On Target December
  • Beth Finkelstein

  • Commissioner of Education Has Issued

    Transgender Student Guidance of School Districts



    On July 21, 2017, New Jersey enacted  N.J.S.A. 18A:36-41, which required the Commissioner of Education to draft and issue specific Guidance to help schools address the needs of transgender students. The Guidance was issued this fall and can be found here. The Guidance states that its purpose is to help school districts and administrators to create an inclusive environment in which transgender and gender nonconforming students feel safe and supported. It is also intended to ensure that schools provide equal educational opportunities for all students.


    The Guidance emphasizes that open communication in a confidential manner with transgender students is key to ensuring that appropriate steps have been taken to determine a student’s preferences and privacy needs. The Guidance contains an extensive definition section that is useful in both educating the school community on the subject, and for revising district policy. Specifically, “transgender” is defined as a term for an individual whose gender identity and/or gender expression differs from those typically associated with the sex and gender assigned at birth.”1 There are several additional definitions, and the Guidance recommends that school personnel discuss this terminology and pronouns with each other and with students to enable students to communicate their preferences.

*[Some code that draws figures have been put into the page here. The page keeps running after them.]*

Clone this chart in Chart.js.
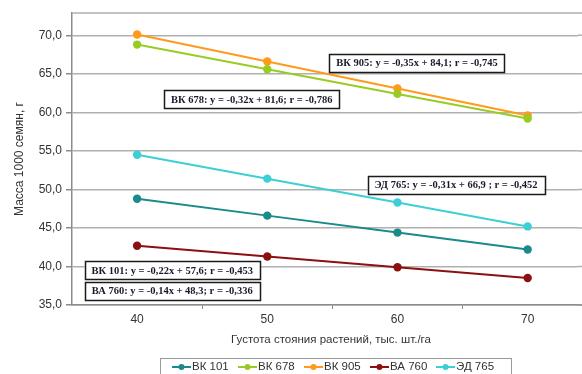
<!DOCTYPE html>
<html>
<head>
<meta charset="utf-8">
<script src="https://cdn.jsdelivr.net/npm/chart.js@4/dist/chart.umd.min.js"></script>
<style>
  html, body { margin: 0; padding: 0; background: #fff; overflow: hidden; }
  #wrap { width: 582px; height: 374px; position: relative; }
</style>
</head>
<body>
<div id="wrap"><canvas id="c" width="582" height="374"></canvas></div>
<script>
// Plant density, thousand plants per hectare
const densities = [40, 50, 60, 70];

// 1000-seed weight, g, per hybrid
const seriesNames = ['ВК 101', 'ВК 678', 'ВК 905', 'ВА 760', 'ЭД 765'];
const vk101 = [48.8, 46.6, 44.4, 42.2];
const vk678 = [68.8, 65.6, 62.4, 59.2];
const vk905 = [70.1, 66.6, 63.1, 59.6];
const va760 = [42.7, 41.3, 39.9, 38.5];
const ed765 = [54.5, 51.4, 48.3, 45.2];

// Axis ticks
const yTicks = [35, 40, 45, 50, 55, 60, 65, 70];
const xTicks = [40, 50, 60, 70];

// Regression equations shown on the plot
const equations = [
  'ВК 905: y = -0,35x + 84,1; r = -0,745',
  'ВК 678: y = -0,32x + 81,6; r = -0,786',
  'ЭД 765: y = -0,31x + 66,9 ; r = -0,452',
  'ВК 101: y = -0,22x + 57,6; r = -0,453',
  'ВА 760: y = -0,14x + 48,3; r = -0,336'
];

const seriesValues = [vk101, vk678, vk905, va760, ed765];
const seriesColors = ['#1b8a8a', '#99cc22', '#ff9a1a', '#8c1010', '#3ccfd6'];

const FONT = "'Liberation Sans', Arial, sans-serif";
const SERIF = "'Liberation Serif', 'Times New Roman', serif";

const datasets = seriesNames.map((name, i) => ({
  label: name,
  data: densities.map((d, j) => ({ x: d, y: seriesValues[i][j] })),
  borderColor: seriesColors[i],
  backgroundColor: seriesColors[i],
  pointBackgroundColor: seriesColors[i],
  pointBorderWidth: 0,
  pointRadius: 4.2,
  borderWidth: 2,
  tension: 0,
  fill: false
}));

// Frame line, gridline run-out to the canvas edge, equation boxes, axis titles and boxed legend
const decorations = {
  id: 'decorations',
  beforeDatasetsDraw(chart) {
    const { ctx, chartArea: a } = chart;
    const ys = chart.scales.y;
    ctx.save();
    ctx.strokeStyle = '#b0b0b0';
    ctx.lineWidth = 1.5;
    ctx.beginPath();
    ctx.moveTo(a.left, a.top);
    ctx.lineTo(chart.width, a.top);
    yTicks.forEach(v => {
      const py = ys.getPixelForValue(v);
      ctx.moveTo(a.right, py);
      ctx.lineTo(chart.width, py);
    });
    ctx.stroke();
    ctx.strokeStyle = '#8c8c8c';
    ctx.beginPath();
    ctx.moveTo(a.right, a.bottom);
    ctx.lineTo(chart.width, a.bottom);
    ctx.stroke();
    ctx.restore();
  },
  afterDatasetsDraw(chart, args, opts) {
    const { ctx } = chart;
    const xs = chart.scales.x, ys = chart.scales.y;
    ctx.save();
    ctx.font = 'bold 10.5px ' + SERIF;
    ctx.textBaseline = 'middle';
    ctx.textAlign = 'center';
    opts.anchors.forEach((pt, i) => {
      const cx = xs.getPixelForValue(pt[0]);
      const cy = ys.getPixelForValue(pt[1]);
      const w = ctx.measureText(equations[i]).width + 14;
      const h = 18;
      ctx.fillStyle = '#ffffff';
      ctx.fillRect(cx - w / 2, cy - h / 2, w, h);
      ctx.strokeStyle = '#1a1a1a';
      ctx.lineWidth = 1.5;
      ctx.strokeRect(Math.round(cx - w / 2) + 0.5, Math.round(cy - h / 2) + 0.5, Math.round(w), h);
      ctx.fillStyle = '#1a1a2e';
      ctx.fillText(equations[i], cx, cy + 0.5);
    });
    ctx.restore();
  },
  afterDraw(chart) {
    const { ctx, chartArea: a } = chart;
    ctx.save();
    ctx.fillStyle = '#333';
    ctx.textAlign = 'center';
    ctx.textBaseline = 'middle';
    ctx.font = '11.5px ' + FONT;
    ctx.fillText('Густота стояния растений, тыс. шт./га', 331, 340);

    ctx.translate(20, (a.top + a.bottom) / 2);
    ctx.rotate(-Math.PI / 2);
    ctx.font = '12px ' + FONT;
    ctx.fillText('Масса 1000 семян, г', 0, 0);
    ctx.restore();

    // legend
    ctx.save();
    ctx.strokeStyle = '#9a9a9a';
    ctx.lineWidth = 1;
    ctx.strokeRect(160.5, 358.5, 351, 30);
    ctx.font = '11.5px ' + FONT;
    ctx.textBaseline = 'middle';
    ctx.textAlign = 'left';
    chart.data.datasets.forEach((ds, i) => {
      const x0 = 172 + 66 * i;
      const y0 = 367;
      ctx.strokeStyle = ds.borderColor;
      ctx.lineWidth = 2;
      ctx.beginPath();
      ctx.moveTo(x0, y0);
      ctx.lineTo(x0 + 19, y0);
      ctx.stroke();
      ctx.fillStyle = ds.borderColor;
      ctx.beginPath();
      ctx.arc(x0 + 9.5, y0, 3, 0, Math.PI * 2);
      ctx.fill();
      ctx.fillStyle = '#333';
      ctx.fillText(ds.label, x0 + 20, y0);
    });
    ctx.restore();
  }
};

new Chart(document.getElementById('c'), {
  type: 'line',
  data: { datasets },
  plugins: [decorations],
  options: {
    responsive: false,
    devicePixelRatio: 1,
    animation: false,
    layout: { padding: { top: 13, right: 0, bottom: 0, left: 0 } },
    plugins: {
      legend: { display: false },
      tooltip: { enabled: false },
      decorations: {
        anchors: [[61.5, 66.4], [48.8, 61.7], [64.5, 50.6], [42.7, 39.5], [42.7, 36.8]]
      }
    },
    scales: {
      x: {
        type: 'linear',
        min: 35,
        max: 73.85,
        afterFit(scale) { scale.height = 69; },
        afterBuildTicks(scale) {
          const t = [];
          xTicks.forEach(v => { t.push({ value: v }); t.push({ value: v + 5 }); });
          scale.ticks = t.filter(o => o.value < 73);
        },
        grid: {
          drawOnChartArea: false,
          drawTicks: true,
          tickLength: 4,
          tickColor: c => (c.tick && c.tick.value % 10 === 5) ? '#888' : 'rgba(0,0,0,0)'
        },
        border: { color: '#8c8c8c', width: 1.5 },
        ticks: {
          autoSkip: false,
          maxRotation: 0,
          padding: 3,
          color: '#333',
          font: { family: FONT, size: 12 },
          callback: v => xTicks.includes(v) ? String(v) : ''
        }
      },
      y: {
        type: 'linear',
        min: 35,
        max: 72.9,
        afterFit(scale) { scale.width = 72; },
        afterBuildTicks(scale) { scale.ticks = yTicks.map(v => ({ value: v })); },
        grid: {
          color: '#b0b0b0',
          lineWidth: 1.5,
          tickLength: 6,
          tickColor: '#8c8c8c'
        },
        border: { color: '#8c8c8c', width: 1.5 },
        ticks: {
          padding: 4,
          color: '#333',
          font: { family: FONT, size: 12 },
          callback: v => v.toFixed(1).replace('.', ',')
        }
      }
    }
  }
});
</script>
</body>
</html>
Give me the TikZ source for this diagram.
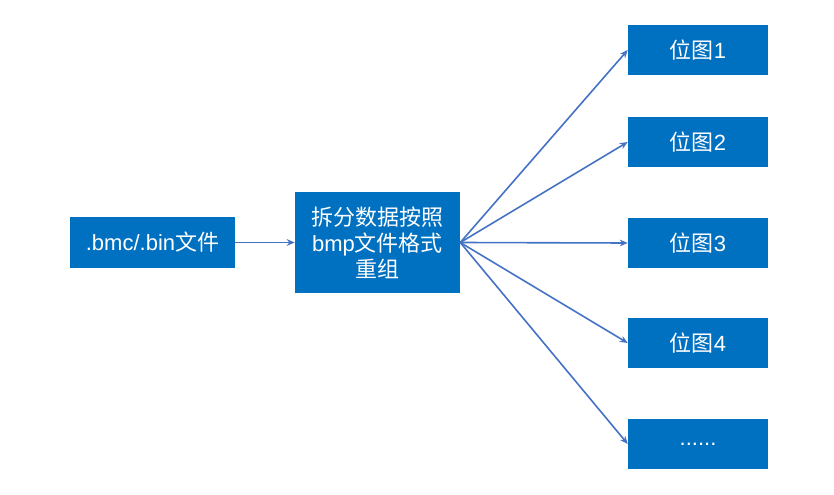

    Schools should utilize a “student-centered approach,” and the school districts must accept the student’s asserted gender identity. The Guidance notes that parental consent is not required.2 In addition, a student is not required to meet any threshold diagnosis, nor is a legal or court-ordered name change required.  Most importantly, there is no affirmative duty for any school district personnel to notify a student’s parents/guardian of a student’s gender identity or expression. Even if a parent’s consent is needed for a legal name change on official records, the student’s request to be known by a certain name and referred to by a certain pronoun must be honored in school.3


    School districts are instructed to be mindful of disputes between a parent(s) and child over gender identity and expression. The Guidance references support services including the New Jersey Department of Children and Families, as well as the New Jersey Department of Education’s “Child Abuse, Neglect, and Missing Children” web page. Districts are expected to discuss with transgender students the risks associated with inadvertent disclosure of their gender identity to parents as a result of other students discussions with parents in their homes, or as a result of participation in some activities.4


    After confidential discussion with a student, school districts shall ensure that each transgender student is addressed in school by the chosen name and pronoun. School districts shall issue district student documentation, such as student ID cards, in the name chosen by the student. A transgender student shall be permitted to dress in accordance with the student’s gender identity. Importantly, a district policy must ensure a safe and supportive environment. Among other significant requirements of district transgender policies are:


    1. Districts must comply with the Anti-Bullying Bill of Rights Act found at N.J.S.A. 18A:37-15, et seq.
    2. Districts should provide staff with sensitivity and respect training concerning transgender students.
    3. Social and emotional concepts should be incorporated into school culture and curricula.
    4. School districts can employ a variety of professionals such as psychologists and counselors, to provide needed emotional support for students.
    5. Dress codes must be enforced for transgender and non-transgender students in an equal manner.
    6. School districts shall honor a student’s chosen gender identity and shall not require any documentation to support the same.
    7. A school district’s obligation not to discriminate on the basis of gender identity requires districts to provide transgender students equal access to educational programs and activities, even under circumstances where other students, parents, or community members object.5


    School districts cannot disclose information that might reveal a student’s gender identity except as permitted by law. Schools are encouraged to work with such students to develop a confidentiality plan. If there is a specific or compelling need to disclose a student’s gender identity, such as for reasons of health and safety, the school district should inform the student first. Revised regulations for anti-bullying do require districts to take into account the circumstances of the incident when notifying parents.6


    Districts must also comply with the requirements of the Family Educational Rights to Privacy Act, FERPA (34 C.F.R. 99.31(a) (1)), and must make every effort to ensure that school officials only obtain access to those education records in which they have a legitimate educational interest.


    School districts must allow students to participate in school activities such as gender-segregated classes or activities in a manner consistent with their gender identities. Districts should also support student clubs and programs which support LGBTQ students. Access to bathrooms and locker rooms shall be afforded in accordance with a student’s gender identity.


    School administrators are urged to consult the Guidance directly for more details. The New Jersey Department of Education expects all school districts to update existing policies to ensure compliance with the Guidance. In so doing, boards and school administrators should work closely with their board attorneys.


    1 Transgender Student Guidelines for School Districts, https://nj.gov/education/students/safety/sandp/transgender/, at 2.

    2 Id. at 2.

    3  Id. at 2-3.

    4  Id. at 3.

    5  Id. at 4.

    6  N.J.A.C. 6A:16-7.7(a)2viii(2).